Но у силы, отделяющей его от других, есть и противовес. Это восхищение, «возносящее меня над моей ущербностью», которое заставляет склониться перед красотой мира и другого человека. Перед дедушкой Зигмунтом Кунатом, перед Оскаром Милошем, Жанной Эрш, Ежи Туровичем, Иоаном Павлом II… Восхищаться — это значит не только понять, что тебе что-то нравится, но и преодолеть границы собственного эгоистического «я». Восхищение является смирением, своего рода молитвой.
Отчуждение, презрение, конечно же, связаны с любовью к себе, с гордыней. В своем позднем творчестве Милош упорно, раз за разом возвращается к размышлению о «грехе самолюбивой гордыни». Если я грешил любовью к себе, не смог подарить тепло другим, то существует ли что-то, что искупит мои грехи? Исполнил ли я замысел той Силы, которая именно так, а не иначе определила мою судьбу? Было ли у меня какое-то предназначение?
Восхищение позволяет противостоять нигилизму, духу пустоты, искусителю, который нашептывает, будто бы наша жизнь и мир лишены смысла, будто нас ждет лишь холодная бездна. Поддаться дьяволу, это, возможно, самый страшный грех в мире Милоша. Сам он оставляет место надежде, даже рискуя оказаться из-за этого «немодным». Не подавлять других, не высмеивать их, особенно если знаешь, что спасением для большинства из нас является не слишком высокий полет мысли — вот его этический постулат. Отчаяние — это грех, с которым следует бороться — принимая на себя обязанности, усиленно трудясь. Отсюда протест Милоша против тех, кто, как ему кажется, наслаждается отчаянием — таких, как Беккет или Ларкин. Самого себя он с изрядной долей самоиронии назовет «мастером смиренного отчаяния» («Фокусник»).

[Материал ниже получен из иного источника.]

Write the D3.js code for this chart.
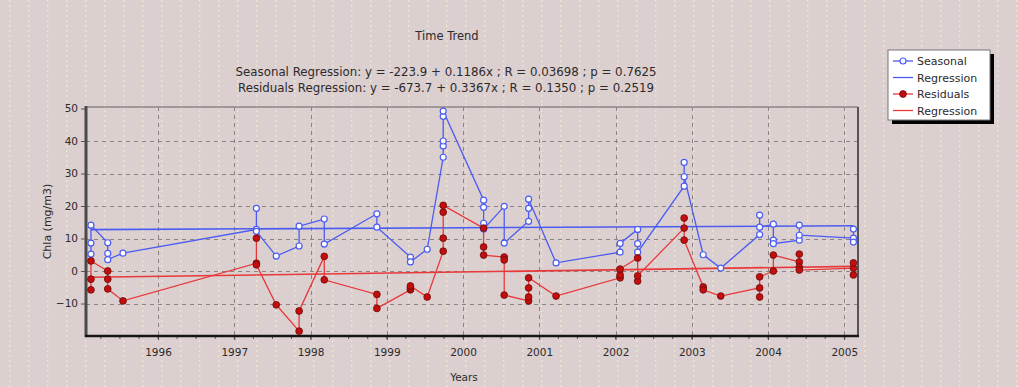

А ведь в последние годы жизни он как будто стал немного сомневаться в правильности своей поэтической и духовной стратегии. Появились вопросы — например, в великолепном стихотворении «Это» из сборника с тем же названием, в котором говорится о постоянном сомнении, тревоге, что скрываются за позитивным отношением к жизни. Сквозь призму этого стихотворения можно взглянуть на все творчество Милоша, увидеть его в динамическом напряжении между двумя полюсами: между отчаянием и надеждой, гордыней и восхищением, сухостью сердца и спасительным удивлением.
Дарованное время
Период после 1989 года — это сначала очередной приезд в Польшу, потом очередные визиты, все более продолжительные, и, наконец, переезд в Краков — к его последнему причалу. Одновременно это период удивительного творческого подъема. В это время выходят его поэтические сборники: «Дальние окрестности» (1991), «На берегу реки» (1994), «Это» (2000), «Второе пространство» (2002), книги эссе: «Год охотника» (1990), «Поиск родины» (1992), «Придорожная собачонка» (1997), «Жизнь на островах» (1997), «О путешествиях во времени» (2004), «Литературная кладовка» (2004); воспоминания: «Азбука Милоша» (1997), «Другая азбука» (1998), а также уже упоминаемые «Легенды современности», обширный том корреспонденции «Сразу после войны» (1998) и антология «Экспедиция в двадцатилетие» (1999)...
Во многой этой творческой активности способствовали близкие отношения Милоша с Кэрол Тигпен (ставшей в 1992 году его женой) — младшей его на три десятилетия американкой, доктором гуманитарных наук Emory University в Атланте. Милош говорил, что жизнерадостная, позитивная жена — лучшее противоядие для его депрессии, что Кэрол — это «дарованное время». Пожалуй, никому из тех, кто лично знал эту полную энергии женщину, не могло даже прийти в голову, что она уйдет из жизни раньше своего мужа: это произошло 16 августа 2002 года. Месяц спустя умер брат поэта, Анджей Милош.
Казалось, в конце жизненного пути судьба забрала у поэта самых близких ему людей, чтобы в итоге лишить его уверенности в своей телесности. Этот светлый поэт теперь написал такие строки: «Теперь пять моих чувств Ты понемногу гасишь,/И вот я старый человек, лежащий в темноте» («Молитва»). Он умер в своей краковской квартире на улице Богуславского 14 августа 2004 года.